As fellow Roski students, Aydin and Lytle have found that their personal art styles mesh well together, and Aydin collaborated with Lytle on the “Mammoth Suit” by painting a mountain onto the garment, expertly playing with perspective and the physical composition of the garment itself.

Other than Aydin’s contribution, Lytle designed and sewed all the clothes himself, working consistent eight-hour days throughout the summer. Michelle Lytle, Lytle’s mother, watched him work daily at their dining table and attested to his work ethic.

“He’s kind of a rare combination where he seems like he’s talented, but he’s also a really hard worker and smart and figures it out and he’s organized, so he’s not just some crazy artist,” Michelle Lytle said.

As a hard worker, Lytle has already started working on the next installment of Art Therapy for this summer. He is currently planning to hold an in-person, outdoors fashion show in late August and is calling the next collection Art Therapy 1.5.

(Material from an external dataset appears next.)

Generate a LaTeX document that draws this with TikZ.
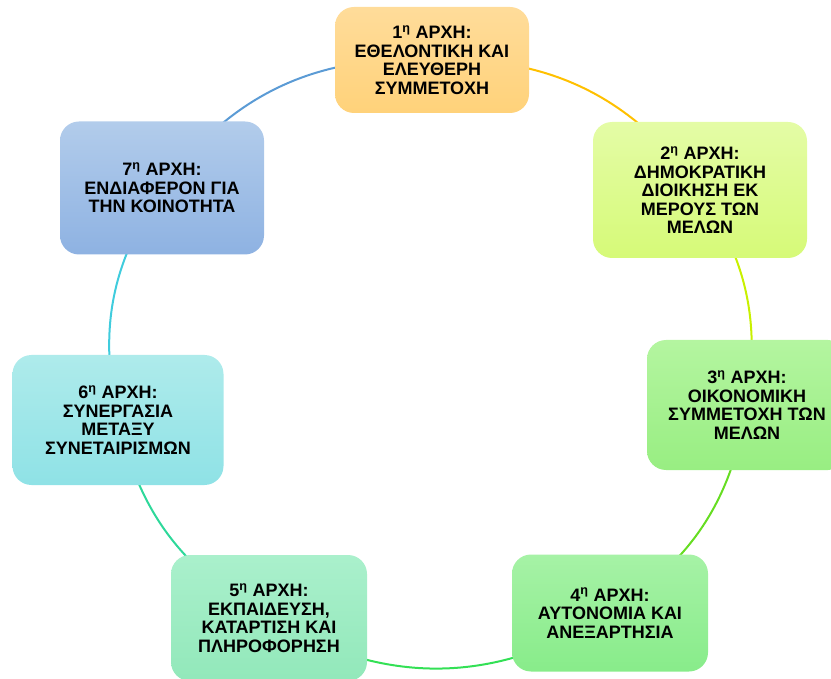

Art Therapy 1.5 will be much more abstract, with inspiration pulled from designers like Jean Paul Gaultier. Lytle is also looking to incorporate sustainability into the collection in creative ways.

“It’s still going to be in that kind of psychedelic, kind of crazy, experimental style from the first movie and the clothing of the first film, but kind of take it up a notch and make it … a lot more experimentation, not as streetwear inspired. More high fashion,” Lytle said.

While there won’t be an accompanying film for Art Therapy 1.5, Lytle plans on creating another narrative-driven collection in the future.

When asked if he’d like to work with Lytle on a film again, Swanson explained that though he rarely directs other people’s screenplays, he’d be happy to do another film for Art Therapy.

“He had a vision; I think that part of the reason I was so down to do it is because he really believed in the project and that was kind of enough for me to come on board, to see his passion for it,” Swanson said. “It’s very rare to see people really dedicated and committed to their craft.”